▸ **PROBLEM TO SOLVE**:
Starting at the first line of the data, print each line verbatim up to and including the line bearing "from matplotlib.patches import Rectangle", omitting pictures.

▸ **COLLECTED MATERIAL**:
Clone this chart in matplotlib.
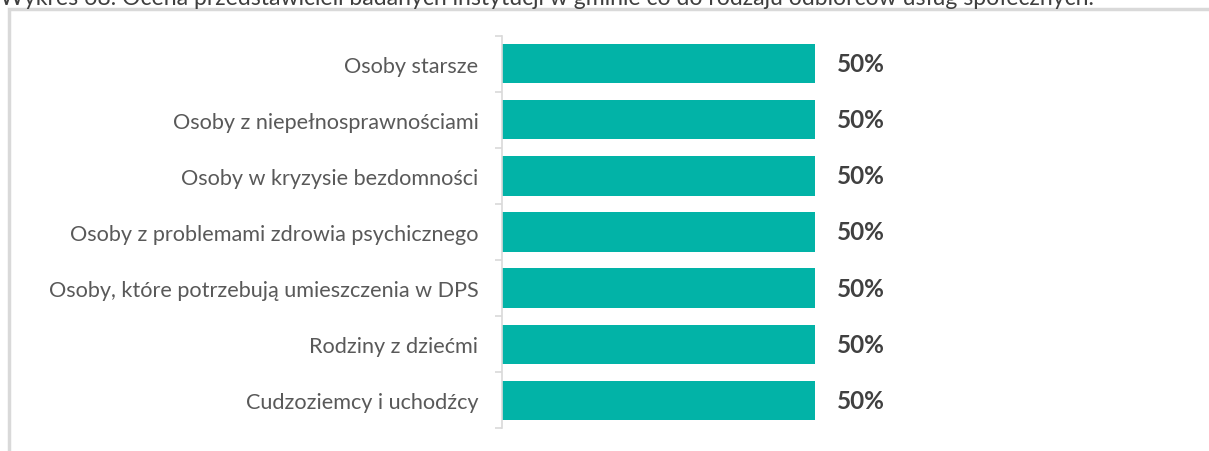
import matplotlib.pyplot as plt
from matplotlib.patches import Rectangle

categories = [
    "Osoby starsze",
    "Osoby z niepełnosprawnościami",
    "Osoby w kryzysie bezdomności",
    "Osoby z problemami zdrowia psychicznego",
    "Osoby, które potrzebują umieszczenia w DPS",
    "Rodziny z dziećmi",
    "Cudzoziemcy i uchodźcy",
]
values = [50, 50, 50, 50, 50, 50, 50]
title = ("Wykres 68. Ocena przedstawicieli badanych instytucji w gminie "
         "co do rodzaju odbiorców usług społecznych.")

W, H = 1209, 452
BAR = "#02B3A7"
GRID = "#D9D9D9"

plt.rcParams['font.family'] = ['Lato', 'DejaVu Sans']

fig = plt.figure(figsize=(W / 100, H / 100), dpi=100)

# outer frame (only top and left edges fall inside the image)
fig.patches.append(Rectangle((9 / W, -0.1), 1.2, (H - 10) / H + 0.1,
                             transform=fig.transFigure, fill=False,
                             edgecolor=GRID, linewidth=2.5))
fig.text(0, 1 - 5 / H, title, ha='left', va='baseline', fontsize=16.6,
         color='#3F3F3F')

xmax = 60
left, top, bottom = 502, 36.7, 429.3
ax = fig.add_axes([left / W, (H - bottom) / H,
                   (313 / 50 * xmax) / W, (bottom - top) / H])

pos = list(range(len(categories)))
ax.barh(pos, values, height=0.70, color=BAR)
for p, v in zip(pos, values):
    ax.annotate(f"{v}%", (v, p), xytext=(16, 0), textcoords='offset points',
                ha='left', va='center', fontsize=17.5, fontweight='bold',
                color='#404040')

ax.set_xlim(0, xmax)
ax.set_ylim(len(categories) - 0.5, -0.5)
ax.set_yticks(pos)
ax.set_yticklabels(categories, fontsize=15.6, color='#595959')
ax.set_yticks([p - 0.5 for p in pos] + [len(pos) - 0.5], minor=True)
ax.tick_params(axis='y', which='major', length=0, pad=17)
ax.tick_params(axis='y', which='minor', length=5, width=1.2, color=GRID)
ax.set_xticks([])
for s in ['top', 'right', 'bottom']:
    ax.spines[s].set_visible(False)
ax.spines['left'].set_color(GRID)
ax.spines['left'].set_linewidth(1.2)
ax.patch.set_alpha(0)

fig.savefig("out.png", dpi=100)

▸ **SOLVED PROBLEM**:
Clone this chart in matplotlib.
import matplotlib.pyplot as plt
from matplotlib.patches import Rectangle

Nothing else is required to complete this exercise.